Oh, sure, everyone wants to talk about stocks.
They want to tell you they don't like tech anymore. They want to tell you they fear inflation. They want to tell you they fear higher rates. They want to tell you they fear supply shortages, and cargo, and shipping, and the supply chain. And they fear the U.S. government's ineptitude at getting things done. I'm sure I missed a few, but you get the gist. The Wall of Worry is tall.
Here's the one thing they didn't speak of with great fear on Wednesday, the U.S. dollar. I suspect that might be on the table any day now. The dollar is up quite a bit this week and thus far the only chatter I've seen on it is from the currency traders. Surely stock traders will notice it soon, won't they?
I would love it if we saw stock folks focus on the buck, because the Daily Sentiment Index for the buck is at 89. A move up and over 90 would be enough for me. Now, the euro is the largest percentage of the Dollar Index and its daily sentiment index is only 20. But the commodity currencies like the Aussie dollar is at 14 and the Canadian dollar is at 11. So you can see how any currency chatter that finds its way to the stock folks could be the end of the move up for the buck.
The move in the buck has also had a knock-on effect for gold and silver. Gold can't seem to crack to single digits on the DSI, as it sits at 10, but Silver got to 9 on Wednesday.
And stocks? Oh sure, it was disappointing that they didn't rally well, but for all the negative chatter on tech, which was nowhere to be found a month ago, as they were topping out, the mega-cap names mostly milled around. Breadth on the New York Stock Exchange stayed positive for the day.
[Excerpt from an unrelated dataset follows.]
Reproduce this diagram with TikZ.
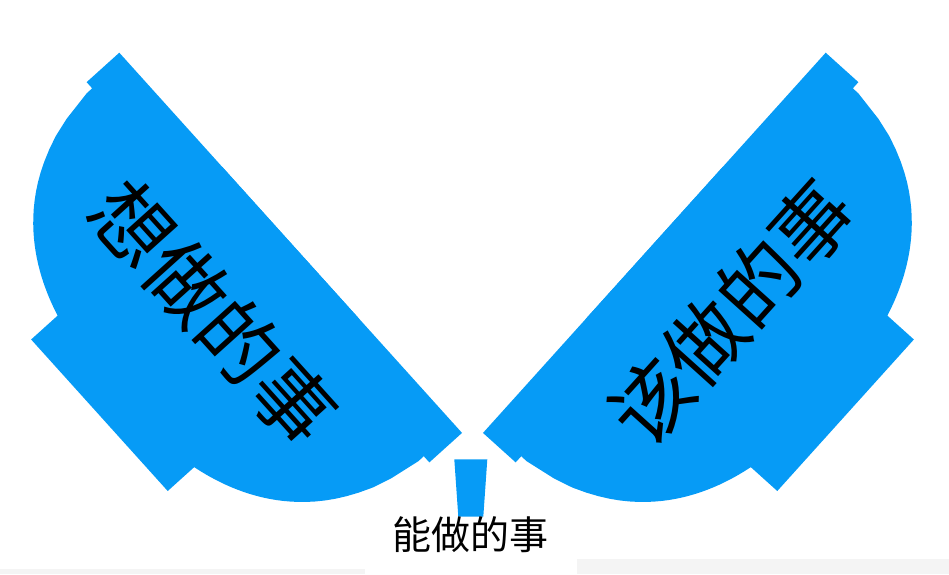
\documentclass[tikz,border=0pt]{standalone}
\usepackage{fontspec}
\newfontfamily\cjk{Noto Sans CJK SC}
\usepackage{tikz}
\definecolor{petal}{RGB}{6,155,246}
\definecolor{strip}{RGB}{244,244,244}

\begin{document}
\begin{tikzpicture}[x=1pt,y=1pt]
	\useasboundingbox (0,0) rectangle (949,-574); % same window as the screenshot
	% light band along the bottom edge
	\fill[strip] (0,-569) rectangle (365,-574);
	\fill[strip] (577,-559) rectangle (949,-574);
	% the two half discs (a bit squarish), the right one mirrored about x=472.5
	\foreach \s/\txt/\nm in {1/想做的事/want,-1/该做的事/should}{
		\begin{scope}[shift={(472.5,0)},xscale=\s,shift={(-353.2,-52.7)},rotate=-47.97]
			\fill[petal] (0,0) -- (0,-44) -- (8.3,-44)
				-- plot[domain=-247.7:247.7,samples=90,variable=\u] ({\u+256},{-232*(1-(abs(\u)/250)^2.5)^0.4})
				-- (503.6,-44) -- (511.9,-44) -- (511.9,0) -- cycle;
			\fill[petal] (154,0) rectangle (358,-257.5); % handle
			\node[transform shape,xscale=\s,font=\cjk\fontsize{80}{80}\selectfont] (\nm) at (256,-104) {\txt};
		\end{scope}
	}
	% the small piece in the middle
	\fill[petal] (454.3,-459.3) -- (487.3,-459.3) -- (483.3,-516.7) -- (458.3,-516.7) -- cycle;
	\node[font=\cjk\fontsize{39}{39}\selectfont] (can) at (470,-535) {能做的事};
\end{tikzpicture}
\end{document}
Oh, it's not enough to get the McClellan Summation Index to turn back up, but breadth was not the leader to the downside.
What we have discovered is that folks can look at charts and see how ugly some of those tech stocks are now. I am not a fan of tech in general, and haven't been for quite some time, but I want to remind you that good charts turn bad and bad charts turn good, which is why I pay attention to the indicators.
And, right now, the Investors Intelligence bulls are sitting at 46.5%, so they notched down one little point from a week ago. Bears held steady. Thursday we will see what the American Association of Individual Investors and the National Association of Active Investment Managers have done in their weekly surveys. I for one hope to see NAAIM down more than last week.